For the material that follows, return exactly the lines from the one with "Write a Python" through the one with "ax = fig.add_axes([0.134, 0.1346, 0.858, 0.8285])", both ends included.

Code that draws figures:

※

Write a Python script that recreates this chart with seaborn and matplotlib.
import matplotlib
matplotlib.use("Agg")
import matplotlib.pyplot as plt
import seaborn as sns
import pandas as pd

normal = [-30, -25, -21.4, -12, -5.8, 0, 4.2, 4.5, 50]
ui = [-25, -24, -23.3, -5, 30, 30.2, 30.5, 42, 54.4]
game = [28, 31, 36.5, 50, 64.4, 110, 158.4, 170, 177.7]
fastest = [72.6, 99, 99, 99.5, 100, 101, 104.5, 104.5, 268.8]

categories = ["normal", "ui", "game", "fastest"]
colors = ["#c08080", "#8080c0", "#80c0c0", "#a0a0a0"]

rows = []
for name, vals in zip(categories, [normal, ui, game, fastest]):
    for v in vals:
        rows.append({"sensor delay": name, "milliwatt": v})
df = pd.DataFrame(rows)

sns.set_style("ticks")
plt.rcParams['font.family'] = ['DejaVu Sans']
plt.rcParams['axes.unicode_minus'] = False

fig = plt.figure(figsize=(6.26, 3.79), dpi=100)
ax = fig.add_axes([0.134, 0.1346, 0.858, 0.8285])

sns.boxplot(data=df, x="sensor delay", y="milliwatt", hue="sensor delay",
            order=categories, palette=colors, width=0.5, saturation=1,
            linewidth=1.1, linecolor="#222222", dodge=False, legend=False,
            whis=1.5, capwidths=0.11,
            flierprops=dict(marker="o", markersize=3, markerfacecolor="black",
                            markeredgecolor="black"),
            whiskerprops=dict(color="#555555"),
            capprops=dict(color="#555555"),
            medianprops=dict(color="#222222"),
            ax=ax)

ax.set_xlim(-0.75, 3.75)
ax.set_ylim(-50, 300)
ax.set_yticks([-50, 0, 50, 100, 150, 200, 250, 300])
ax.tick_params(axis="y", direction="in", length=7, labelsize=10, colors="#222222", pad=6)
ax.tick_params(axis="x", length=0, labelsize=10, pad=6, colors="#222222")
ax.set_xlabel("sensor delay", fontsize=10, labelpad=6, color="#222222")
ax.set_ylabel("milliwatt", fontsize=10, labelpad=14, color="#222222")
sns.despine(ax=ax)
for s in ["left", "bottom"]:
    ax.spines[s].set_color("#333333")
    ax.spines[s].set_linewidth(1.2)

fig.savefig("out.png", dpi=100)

※

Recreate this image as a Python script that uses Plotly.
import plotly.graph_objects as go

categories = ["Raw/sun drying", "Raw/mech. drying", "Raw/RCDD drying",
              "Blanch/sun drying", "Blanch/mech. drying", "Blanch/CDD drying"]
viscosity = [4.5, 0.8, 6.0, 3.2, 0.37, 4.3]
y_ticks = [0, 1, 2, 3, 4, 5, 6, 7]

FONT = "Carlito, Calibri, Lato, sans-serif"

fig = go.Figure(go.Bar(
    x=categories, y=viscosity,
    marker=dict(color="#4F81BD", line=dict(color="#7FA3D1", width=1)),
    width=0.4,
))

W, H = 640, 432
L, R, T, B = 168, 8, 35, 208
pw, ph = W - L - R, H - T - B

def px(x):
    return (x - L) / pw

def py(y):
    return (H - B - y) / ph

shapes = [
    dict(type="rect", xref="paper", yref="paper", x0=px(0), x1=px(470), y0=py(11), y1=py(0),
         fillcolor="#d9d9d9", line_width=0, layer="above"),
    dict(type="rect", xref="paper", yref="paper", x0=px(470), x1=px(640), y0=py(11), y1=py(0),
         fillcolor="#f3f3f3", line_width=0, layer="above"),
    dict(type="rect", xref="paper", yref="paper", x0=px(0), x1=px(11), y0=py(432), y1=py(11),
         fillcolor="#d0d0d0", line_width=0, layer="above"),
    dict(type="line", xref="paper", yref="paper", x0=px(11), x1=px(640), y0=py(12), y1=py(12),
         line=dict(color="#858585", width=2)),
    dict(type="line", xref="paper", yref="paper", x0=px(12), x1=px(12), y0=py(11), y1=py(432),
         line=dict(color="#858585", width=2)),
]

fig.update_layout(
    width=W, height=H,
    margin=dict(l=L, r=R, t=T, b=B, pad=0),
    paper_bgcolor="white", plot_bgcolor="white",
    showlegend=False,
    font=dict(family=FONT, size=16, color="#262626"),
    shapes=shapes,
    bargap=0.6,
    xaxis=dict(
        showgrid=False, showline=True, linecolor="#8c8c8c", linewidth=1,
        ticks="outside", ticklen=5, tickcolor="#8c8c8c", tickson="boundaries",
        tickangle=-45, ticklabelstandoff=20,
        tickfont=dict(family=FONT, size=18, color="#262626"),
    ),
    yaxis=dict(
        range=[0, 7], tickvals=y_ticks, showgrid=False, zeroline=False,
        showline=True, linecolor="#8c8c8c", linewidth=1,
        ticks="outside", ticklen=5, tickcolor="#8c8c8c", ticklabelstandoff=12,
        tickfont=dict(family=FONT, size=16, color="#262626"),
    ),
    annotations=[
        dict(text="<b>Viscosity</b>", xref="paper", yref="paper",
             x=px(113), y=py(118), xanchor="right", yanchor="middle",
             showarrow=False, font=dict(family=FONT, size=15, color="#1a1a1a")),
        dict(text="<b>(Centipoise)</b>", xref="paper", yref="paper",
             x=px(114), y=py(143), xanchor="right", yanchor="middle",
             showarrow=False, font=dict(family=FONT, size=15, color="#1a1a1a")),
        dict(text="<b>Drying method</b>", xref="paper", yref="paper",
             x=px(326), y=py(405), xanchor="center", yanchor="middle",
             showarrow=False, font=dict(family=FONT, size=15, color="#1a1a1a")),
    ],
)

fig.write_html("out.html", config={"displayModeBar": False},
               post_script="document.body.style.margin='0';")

※

### [Exercise response]
Write a Python script that recreates this chart with seaborn and matplotlib.
import matplotlib
matplotlib.use("Agg")
import matplotlib.pyplot as plt
import seaborn as sns
import pandas as pd

normal = [-30, -25, -21.4, -12, -5.8, 0, 4.2, 4.5, 50]
ui = [-25, -24, -23.3, -5, 30, 30.2, 30.5, 42, 54.4]
game = [28, 31, 36.5, 50, 64.4, 110, 158.4, 170, 177.7]
fastest = [72.6, 99, 99, 99.5, 100, 101, 104.5, 104.5, 268.8]

categories = ["normal", "ui", "game", "fastest"]
colors = ["#c08080", "#8080c0", "#80c0c0", "#a0a0a0"]

rows = []
for name, vals in zip(categories, [normal, ui, game, fastest]):
    for v in vals:
        rows.append({"sensor delay": name, "milliwatt": v})
df = pd.DataFrame(rows)

sns.set_style("ticks")
plt.rcParams['font.family'] = ['DejaVu Sans']
plt.rcParams['axes.unicode_minus'] = False

fig = plt.figure(figsize=(6.26, 3.79), dpi=100)
ax = fig.add_axes([0.134, 0.1346, 0.858, 0.8285])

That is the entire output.